I overall recommend the Brunswick, but if you want a more detailed review, I found this YouTube review helpful.
Make Smoked Pork chops for dinner or meal prep for lunches
I made these pork chops for my lunches this week. They’re small enough to fit a bunch in the smoker, and they cook fast enough to contain in a Sunday afternoon. These pork chops also don’t need to rest very long and they don’t need any further processing or chopping after the smoke. Going from the smoker to packing tupperware was incredibly fast and easy.
Of course, you could also go straight from the smoker to a plate and feed a whole family dinner.

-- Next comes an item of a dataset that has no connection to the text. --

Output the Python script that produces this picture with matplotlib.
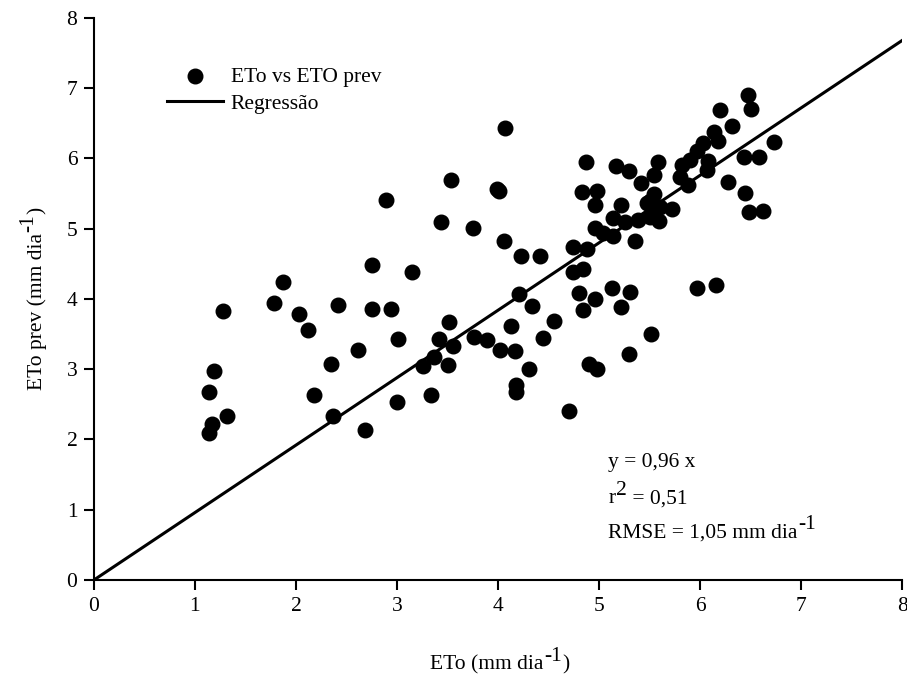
import numpy as np
import matplotlib
matplotlib.use("Agg")
import matplotlib.pyplot as plt

plt.rcParams['font.family'] = ['Liberation Serif', 'DejaVu Serif']

eto = [1.28, 1.87, 1.78, 2.03, 2.12, 2.42, 1.19, 1.14, 1.32, 1.17,
       1.14, 2.35, 2.61, 2.18, 2.37, 2.68, 2.75, 2.75, 2.94, 2.89,
       3.01, 3.00, 3.15, 3.44, 3.53, 3.75, 3.99, 4.01, 4.07, 4.06,
       4.23, 4.42, 4.21, 4.34, 4.55, 3.51, 4.13, 4.45, 3.42, 3.55,
       3.76, 3.89, 4.02, 4.17, 3.37, 3.26, 3.50, 4.31, 4.18, 4.18,
       3.34, 4.70, 4.74, 4.88, 4.74, 4.84, 4.80, 4.96, 4.84, 5.13,
       5.31, 5.22, 5.97, 6.16, 5.51, 5.30, 4.90, 4.98, 4.87, 4.83,
       4.98, 4.96, 4.96, 5.17, 5.30, 5.58, 5.42, 5.54, 5.82, 5.90,
       6.03, 6.18, 6.07, 5.80, 5.88, 6.28, 5.22, 5.50, 5.54, 5.72,
       5.14, 5.26, 5.39, 5.50, 5.59, 5.52, 5.04, 5.14, 5.36, 6.47,
       6.50, 6.20, 6.32, 6.14, 6.73, 6.43, 6.58, 6.08, 5.97, 6.44,
       6.48, 6.62, 5.60, 5.47]
eto_prev = [3.83, 4.24, 3.95, 3.78, 3.56, 3.92, 2.98, 2.67, 2.33, 2.22,
            2.09, 3.08, 3.27, 2.63, 2.33, 2.14, 4.48, 3.86, 3.86, 5.41,
            3.43, 2.53, 4.38, 5.09, 5.69, 5.01, 5.57, 5.54, 6.44, 4.83,
            4.61, 4.61, 4.07, 3.90, 3.68, 3.67, 3.61, 3.44, 3.43, 3.33,
            3.46, 3.42, 3.27, 3.26, 3.17, 3.04, 3.06, 3.00, 2.78, 2.68,
            2.64, 2.41, 4.74, 4.71, 4.39, 4.42, 4.08, 4.00, 3.85, 4.15,
            4.10, 3.88, 4.16, 4.20, 3.50, 3.22, 3.07, 3.00, 5.95, 5.53,
            5.54, 5.34, 5.01, 5.89, 5.82, 5.95, 5.65, 5.77, 5.91, 5.98,
            6.22, 6.25, 5.84, 5.74, 5.62, 5.67, 5.34, 5.39, 5.50, 5.28,
            5.15, 5.09, 5.12, 5.17, 5.11, 5.27, 4.94, 4.89, 4.82, 6.91,
            6.70, 6.69, 6.46, 6.38, 6.23, 6.02, 6.02, 5.96, 6.10, 5.51,
            5.24, 5.25, 5.31, 5.36]

slope = 0.96
x_line = np.array([0, 8])


def sup_text(ax, x, y, parts, size, transform, rot=False, rise=6):
    # parts: lista de (texto, elevado?) ; escreve em sequencia com sobrescritos grandes
    if rot:
        t = ax.text(x, y, parts[0][0], transform=transform, fontsize=size,
                    rotation=90, ha='right', va='bottom')
    else:
        t = ax.text(x, y, parts[0][0], transform=transform, fontsize=size,
                    ha='left', va='bottom')
    up = parts[0][1]
    for s, is_up in parts[1:]:
        d = (rise if is_up else 0) - (rise if up else 0)
        if rot:
            t = ax.annotate(s, xy=(1, 1), xycoords=t, xytext=(-d, 0.5),
                            textcoords='offset points', fontsize=size,
                            rotation=90, ha='right', va='bottom',
                            annotation_clip=False)
        else:
            t = ax.annotate(s, xy=(1, 0), xycoords=t, xytext=(0.5, d),
                            textcoords='offset points', fontsize=size,
                            ha='left', va='bottom', annotation_clip=False)
        up = is_up
    return t


fig = plt.figure(figsize=(9.07, 6.82), dpi=100)
ax = fig.add_axes([0.1036, 0.1496, 0.891, 0.824])

ax.scatter(eto, eto_prev, s=110, color='black', zorder=3, label='ETo vs ETO prev')
ax.plot(x_line, slope * x_line, color='black', lw=2.2, label='Regressão')

ax.set_xlim(0, 8)
ax.set_ylim(0, 8)
ax.set_xticks(range(0, 9))
ax.set_yticks(range(0, 9))
ax.tick_params(direction='out', length=7, width=1.5, labelsize=15.5, pad=5)
for s in ['top', 'right']:
    ax.spines[s].set_visible(False)
for s in ['left', 'bottom']:
    ax.spines[s].set_linewidth(1.5)

# rotulos dos eixos com sobrescrito
sup_text(ax, 430 / 907, 1 - 674 / 682, [('ETo (mm dia', False), ('-1', True), (')', False)],
         15.5, fig.transFigure)
sup_text(ax, 47 / 907, 1 - 390 / 682, [('ETo prev (mm dia', False), ('-1', True), (')', False)],
         15.5, fig.transFigure, rot=True)

ax.legend(loc='upper left', bbox_to_anchor=(0.08, 0.928), frameon=False,
          fontsize=15.5, handlelength=2.6, handletextpad=0.35, labelspacing=0.3,
          borderaxespad=0)

sup_text(ax, 5.09, 1.53, [('y = 0,96 x', False)], 15.5, ax.transData)
sup_text(ax, 5.09, 1.02, [('r', False), ('2', True), (' = 0,51', False)], 15.5, ax.transData)
sup_text(ax, 5.09, 0.53, [('RMSE = 1,05 mm dia', False), ('-1', True)], 15.5, ax.transData)

fig.savefig('out.png', dpi=100)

To each their own!
How to increase the amount of smoke in your Pit Boss pellet grill
While I love my Pit Boss, I find it doesn’t produce nearly enough smoke on its own to provide a rich smoky flavor. Sure, there is an auger button that will push more pellets into the fire, but the whole point of a Pit Boss is to smoke without babysitting the grill.
My solution is to use a smoke tube. I’ve written about it in a few of my other smoked meat posts, and I continue to stand by it. The tube looks like a cheese grater that you fill with pellets and light on fire. Inside the smoker it smolders and adds smoke to the chamber.

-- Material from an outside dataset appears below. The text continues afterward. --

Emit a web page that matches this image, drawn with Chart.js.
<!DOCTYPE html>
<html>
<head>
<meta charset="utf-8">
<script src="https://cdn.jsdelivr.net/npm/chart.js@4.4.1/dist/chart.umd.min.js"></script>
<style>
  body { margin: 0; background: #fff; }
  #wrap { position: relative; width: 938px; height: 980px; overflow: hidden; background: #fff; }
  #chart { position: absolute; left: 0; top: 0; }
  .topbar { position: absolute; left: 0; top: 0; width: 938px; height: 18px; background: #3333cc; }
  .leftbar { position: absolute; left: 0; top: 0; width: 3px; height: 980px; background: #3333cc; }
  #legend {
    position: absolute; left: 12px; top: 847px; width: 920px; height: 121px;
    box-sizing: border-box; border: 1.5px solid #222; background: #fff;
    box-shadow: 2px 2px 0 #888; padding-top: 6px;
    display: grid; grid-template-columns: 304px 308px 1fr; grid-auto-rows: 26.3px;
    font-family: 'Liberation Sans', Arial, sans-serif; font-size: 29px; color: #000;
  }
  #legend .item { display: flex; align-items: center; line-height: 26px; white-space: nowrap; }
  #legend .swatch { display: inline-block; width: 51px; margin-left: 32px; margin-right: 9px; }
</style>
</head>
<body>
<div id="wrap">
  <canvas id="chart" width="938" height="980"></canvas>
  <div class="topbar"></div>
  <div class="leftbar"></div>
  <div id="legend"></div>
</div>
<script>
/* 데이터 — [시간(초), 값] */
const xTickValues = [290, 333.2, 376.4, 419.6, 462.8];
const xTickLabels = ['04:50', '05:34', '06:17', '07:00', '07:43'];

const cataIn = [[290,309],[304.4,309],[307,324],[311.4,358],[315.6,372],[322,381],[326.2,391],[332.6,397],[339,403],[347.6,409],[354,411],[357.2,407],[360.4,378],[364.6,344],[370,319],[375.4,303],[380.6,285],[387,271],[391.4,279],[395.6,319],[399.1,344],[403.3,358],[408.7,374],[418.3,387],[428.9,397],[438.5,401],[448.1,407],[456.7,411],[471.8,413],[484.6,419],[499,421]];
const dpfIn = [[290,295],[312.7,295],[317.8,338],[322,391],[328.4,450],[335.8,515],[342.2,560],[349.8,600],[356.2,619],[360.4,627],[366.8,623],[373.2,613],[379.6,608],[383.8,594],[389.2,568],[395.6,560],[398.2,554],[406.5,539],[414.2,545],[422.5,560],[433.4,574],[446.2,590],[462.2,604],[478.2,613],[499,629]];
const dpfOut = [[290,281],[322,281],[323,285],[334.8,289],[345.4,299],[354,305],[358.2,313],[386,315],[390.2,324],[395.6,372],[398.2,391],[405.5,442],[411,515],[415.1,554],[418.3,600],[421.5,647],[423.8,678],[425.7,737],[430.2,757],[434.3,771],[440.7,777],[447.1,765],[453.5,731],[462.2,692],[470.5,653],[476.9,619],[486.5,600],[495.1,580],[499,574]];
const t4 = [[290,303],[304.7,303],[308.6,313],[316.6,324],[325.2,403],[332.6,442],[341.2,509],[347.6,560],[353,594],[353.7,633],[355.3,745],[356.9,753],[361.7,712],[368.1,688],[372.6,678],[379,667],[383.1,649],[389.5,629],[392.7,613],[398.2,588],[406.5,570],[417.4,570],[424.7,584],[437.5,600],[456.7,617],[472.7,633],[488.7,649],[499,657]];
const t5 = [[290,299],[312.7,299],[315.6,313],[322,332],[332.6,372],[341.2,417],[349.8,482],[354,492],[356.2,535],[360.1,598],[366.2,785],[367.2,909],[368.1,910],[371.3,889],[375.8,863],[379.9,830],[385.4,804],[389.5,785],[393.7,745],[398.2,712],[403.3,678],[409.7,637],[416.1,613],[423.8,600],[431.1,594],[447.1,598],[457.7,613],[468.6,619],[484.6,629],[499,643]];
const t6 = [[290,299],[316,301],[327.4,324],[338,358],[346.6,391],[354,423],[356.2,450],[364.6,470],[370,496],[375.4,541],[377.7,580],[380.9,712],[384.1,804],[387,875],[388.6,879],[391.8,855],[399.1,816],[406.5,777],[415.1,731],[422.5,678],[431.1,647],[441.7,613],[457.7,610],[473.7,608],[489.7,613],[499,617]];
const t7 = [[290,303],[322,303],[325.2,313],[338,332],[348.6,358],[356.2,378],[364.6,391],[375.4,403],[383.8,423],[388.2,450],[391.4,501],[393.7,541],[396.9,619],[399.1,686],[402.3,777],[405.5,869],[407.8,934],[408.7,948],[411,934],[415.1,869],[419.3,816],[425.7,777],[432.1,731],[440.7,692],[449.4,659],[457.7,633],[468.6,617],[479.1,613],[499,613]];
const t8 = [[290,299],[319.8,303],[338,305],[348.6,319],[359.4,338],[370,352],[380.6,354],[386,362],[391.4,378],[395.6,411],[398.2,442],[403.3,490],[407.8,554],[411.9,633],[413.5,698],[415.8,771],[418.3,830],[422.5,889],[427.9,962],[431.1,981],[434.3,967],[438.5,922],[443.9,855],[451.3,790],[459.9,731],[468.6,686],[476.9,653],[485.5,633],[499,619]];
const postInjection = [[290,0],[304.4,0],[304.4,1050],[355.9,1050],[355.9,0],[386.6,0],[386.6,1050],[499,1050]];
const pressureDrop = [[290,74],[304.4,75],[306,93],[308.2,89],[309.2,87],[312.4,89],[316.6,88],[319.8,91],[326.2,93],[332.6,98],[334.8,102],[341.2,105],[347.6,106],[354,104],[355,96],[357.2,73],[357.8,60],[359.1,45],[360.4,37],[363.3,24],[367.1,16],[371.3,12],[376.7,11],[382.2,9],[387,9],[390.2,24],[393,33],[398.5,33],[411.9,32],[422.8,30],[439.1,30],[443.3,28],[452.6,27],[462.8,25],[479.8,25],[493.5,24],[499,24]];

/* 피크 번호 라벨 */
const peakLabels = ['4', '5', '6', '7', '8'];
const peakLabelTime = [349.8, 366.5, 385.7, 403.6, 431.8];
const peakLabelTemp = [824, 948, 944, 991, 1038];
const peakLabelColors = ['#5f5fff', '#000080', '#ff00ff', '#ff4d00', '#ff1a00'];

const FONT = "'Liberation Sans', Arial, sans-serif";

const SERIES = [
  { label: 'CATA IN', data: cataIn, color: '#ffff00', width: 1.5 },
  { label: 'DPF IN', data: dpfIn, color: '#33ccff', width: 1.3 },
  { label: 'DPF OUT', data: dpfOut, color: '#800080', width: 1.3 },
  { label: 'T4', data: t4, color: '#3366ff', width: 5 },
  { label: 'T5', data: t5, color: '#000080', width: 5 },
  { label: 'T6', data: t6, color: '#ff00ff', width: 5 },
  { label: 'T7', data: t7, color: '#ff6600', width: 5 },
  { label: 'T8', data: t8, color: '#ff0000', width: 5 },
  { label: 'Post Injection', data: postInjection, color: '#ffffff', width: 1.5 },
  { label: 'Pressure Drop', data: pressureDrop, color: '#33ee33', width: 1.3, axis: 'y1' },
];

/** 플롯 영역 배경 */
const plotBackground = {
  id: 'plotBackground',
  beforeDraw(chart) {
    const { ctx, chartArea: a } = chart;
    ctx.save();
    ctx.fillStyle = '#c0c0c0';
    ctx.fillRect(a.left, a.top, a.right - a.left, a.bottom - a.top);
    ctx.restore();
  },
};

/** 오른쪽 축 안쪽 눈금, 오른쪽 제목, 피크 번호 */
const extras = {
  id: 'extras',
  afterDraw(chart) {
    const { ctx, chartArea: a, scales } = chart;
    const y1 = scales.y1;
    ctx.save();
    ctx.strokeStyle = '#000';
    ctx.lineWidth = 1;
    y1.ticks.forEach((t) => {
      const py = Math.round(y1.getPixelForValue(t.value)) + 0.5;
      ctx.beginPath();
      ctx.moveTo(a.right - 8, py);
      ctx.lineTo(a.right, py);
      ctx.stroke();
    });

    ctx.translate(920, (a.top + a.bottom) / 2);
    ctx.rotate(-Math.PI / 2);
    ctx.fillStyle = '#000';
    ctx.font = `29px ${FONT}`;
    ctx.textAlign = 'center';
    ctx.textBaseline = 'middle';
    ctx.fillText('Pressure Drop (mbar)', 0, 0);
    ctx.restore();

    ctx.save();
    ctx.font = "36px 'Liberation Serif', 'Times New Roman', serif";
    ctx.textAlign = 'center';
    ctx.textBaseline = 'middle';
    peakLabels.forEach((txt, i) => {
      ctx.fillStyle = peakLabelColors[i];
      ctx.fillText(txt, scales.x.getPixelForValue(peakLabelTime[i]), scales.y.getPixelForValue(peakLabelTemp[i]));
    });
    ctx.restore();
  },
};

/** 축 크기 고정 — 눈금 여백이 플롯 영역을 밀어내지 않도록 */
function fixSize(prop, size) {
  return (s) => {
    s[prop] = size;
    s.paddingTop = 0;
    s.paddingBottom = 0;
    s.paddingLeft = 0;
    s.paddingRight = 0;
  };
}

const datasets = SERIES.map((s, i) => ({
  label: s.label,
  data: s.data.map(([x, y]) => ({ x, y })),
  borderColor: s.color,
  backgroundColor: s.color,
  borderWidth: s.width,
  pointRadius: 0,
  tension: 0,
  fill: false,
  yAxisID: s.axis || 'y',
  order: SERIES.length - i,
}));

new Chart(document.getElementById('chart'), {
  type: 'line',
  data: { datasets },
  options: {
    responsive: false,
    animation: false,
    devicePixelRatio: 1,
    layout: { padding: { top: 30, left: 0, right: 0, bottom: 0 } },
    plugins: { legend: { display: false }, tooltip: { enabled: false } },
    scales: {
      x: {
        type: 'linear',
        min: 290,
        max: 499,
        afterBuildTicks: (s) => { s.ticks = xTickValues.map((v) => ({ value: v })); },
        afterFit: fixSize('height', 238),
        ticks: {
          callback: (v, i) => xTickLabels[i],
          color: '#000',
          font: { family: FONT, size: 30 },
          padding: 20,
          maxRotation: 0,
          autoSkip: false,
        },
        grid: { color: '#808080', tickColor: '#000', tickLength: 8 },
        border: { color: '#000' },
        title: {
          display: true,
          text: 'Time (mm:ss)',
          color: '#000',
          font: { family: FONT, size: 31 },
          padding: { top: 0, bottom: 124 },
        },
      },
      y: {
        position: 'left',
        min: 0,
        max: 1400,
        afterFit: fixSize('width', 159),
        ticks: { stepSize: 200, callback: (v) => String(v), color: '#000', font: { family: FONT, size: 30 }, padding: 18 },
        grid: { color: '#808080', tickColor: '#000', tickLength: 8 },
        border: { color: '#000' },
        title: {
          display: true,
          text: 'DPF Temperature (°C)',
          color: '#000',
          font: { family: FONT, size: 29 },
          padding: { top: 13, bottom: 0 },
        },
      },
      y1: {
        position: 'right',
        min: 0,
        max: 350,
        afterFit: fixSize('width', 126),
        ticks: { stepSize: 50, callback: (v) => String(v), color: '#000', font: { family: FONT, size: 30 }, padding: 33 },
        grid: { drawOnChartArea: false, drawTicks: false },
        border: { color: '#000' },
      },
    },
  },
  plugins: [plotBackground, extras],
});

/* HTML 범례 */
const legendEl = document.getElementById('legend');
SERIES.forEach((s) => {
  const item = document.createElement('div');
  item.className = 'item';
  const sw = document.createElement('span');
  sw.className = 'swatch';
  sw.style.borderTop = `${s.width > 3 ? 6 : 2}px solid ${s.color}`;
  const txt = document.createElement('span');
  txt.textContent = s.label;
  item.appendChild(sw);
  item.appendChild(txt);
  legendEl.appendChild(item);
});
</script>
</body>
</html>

Since starting to use a smoke tube, all of my Pit Boss meals come out with a nice smoke ring and rich smoky flavor.
Do smoke tubes affect how the Pit Boss works?
In short, no, there is no effect. The Pit boss will sense any increase in temperature and adjust its own heating element accordingly. In truth, the smoke tube doesn’t create a ton of heat since it is only smoldering a small number of pellets at a time.
How to avoid a dried out pork chop
Pork chops are one of those meats that will dry out quickly if you’re not careful. Some recipes soak their pork overnight to increase its moisture content to survive the smoke. I prefer to simply start with well defrosted meat and keep an eye on the pork chop’s internal temperature. If your pork chop is partially frozen, it will take longer for the center to reach temperature and the outside will start to dry out.
Since you only need to get the pork to around 150, it won’t spend much time stalling, which is when you might risk drying the meat out. Stalling refers to a behavior seen in smoked meats between 145F and 165F where the meat cools itself off as it evaporates liquid. The meat will spend a disproportionately long time trying to climb from 145 to 165F.
Should I smoke pork chops with the bone in or out?
You can smoke both bone in and boneless pork chops. I prefer smoking boneless pork chops because it’s easier and cheaper to buy a whole pork loin and slice them myself. Bone in pork chops will smoke fine. My only advice is when you set up your temperature probe, be sure the probe is not in contact with bone, as this will throw off the temperature readings. Bone conducts heat faster than muscle, and you’ll think the pork is done early.
Recipe for Pit Boss Smoked Pork Chops
Pit Boss Smoked Pork Chop
- 1 Pit Boss Pellet Grill or other smoker
- 5 6oz pork chops
- 4 tsp lemon pepper seasoning
- 1 pinch table salt
- ¼ cup olive oil
- Start by mixing the lemon pepper and salt together in a bowl, then rub down both sides of your pork chops in the spice mix. Then rub the pork chops with the olive oil
- Next, preheat your Pit Boss or other pellet smoker to 250F. If you’re using a smoke tube, start it now.
- Once preheated, lay out your pork chops and push a meat probe through the center of the meat. If the probe is too long, stick the far end into another pork chop.
- Smoke the pork chops until they reach 150F. It should take about 2 hours. Then serve and enjoy.